New King of Rwanda former Pepsi salesman who lives in Manchester council house

New King of Rwanda former Pepsi salesman who lives in Manchester council house
A Manchester council house tenant has been declared the new king of Rwanda by the country’s defunct Royal Court, which has been in exile in the US for more than 50 years.

Emmanuel Bushayija, a naturalized British citizen, was named King Yuhi VI, according to an edict issued by court elders three months after the death of Kigeli V.

The former Pepsi Cola salesman, who was the late king’s nephew, has lived a quiet life with his wife and family in Britain since 2000. His succession has been challenged by Kigeli V’s family, who insist the selection is not official.

King Kigeli V died three months ago at the age of 80 in Washington DC, where he had lived with his family in exile.

According to an official statement from the Rwandan Royal Council of Abiru, Bushayija left the country with the late king when Rwanda became a republic in 1961.

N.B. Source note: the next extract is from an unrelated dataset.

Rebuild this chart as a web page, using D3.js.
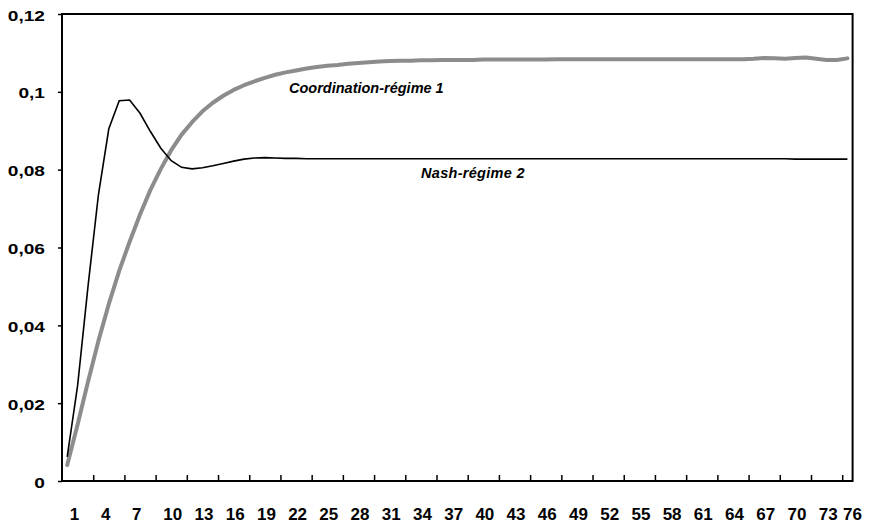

Bushayija grew up in Uganda, where he worked as a salesman for Pepsi, before returning to Rwanda in 1994 for six years – something the exiled king never did.

The Rwandan Royal Council of Abiru hereby informs all Rwandans and friends of Rwanda that, in keeping with the ancient custom, it has acclaimed His Royal Highness Prince Emmanuel Bushayija as the successor of his late majesty,” the court said in a statement.

King Kigeli V’s chief courtier, Boniface Benzinge, a close friend who has described himself as a “traditional secret guardian” of the late monarch’s wishes, said Kigeli had chosen his nephew to succeed him in 2006.

Bushayija, 56, has not yet said whether he will accept the appointment. The new king lived in a flat near Old Trafford before moving to a terraced house in Sale, owned by the Irwell Valley housing association. He is the registered owner of a security company.

Family members thought to be acting at the urging of Rwandan President Paul Kagame said they would challenge the selection.
However, an expert quoted by the Telegraph said it is unlikely to be successful.

It is in the king’s right to select his heir from among his family members,” said Mark Lindley-Highfield of the Centre for the Study of the Kingdoms and Chiefdoms of Africa.

Some parties would rather that the selection was one closer to the government. However it is His Majesty King Kigeli V’s wish that prevails, according to custom and tradition, and His Royal Highness Prince Emmanuel Bushayija was clearly named,” he said.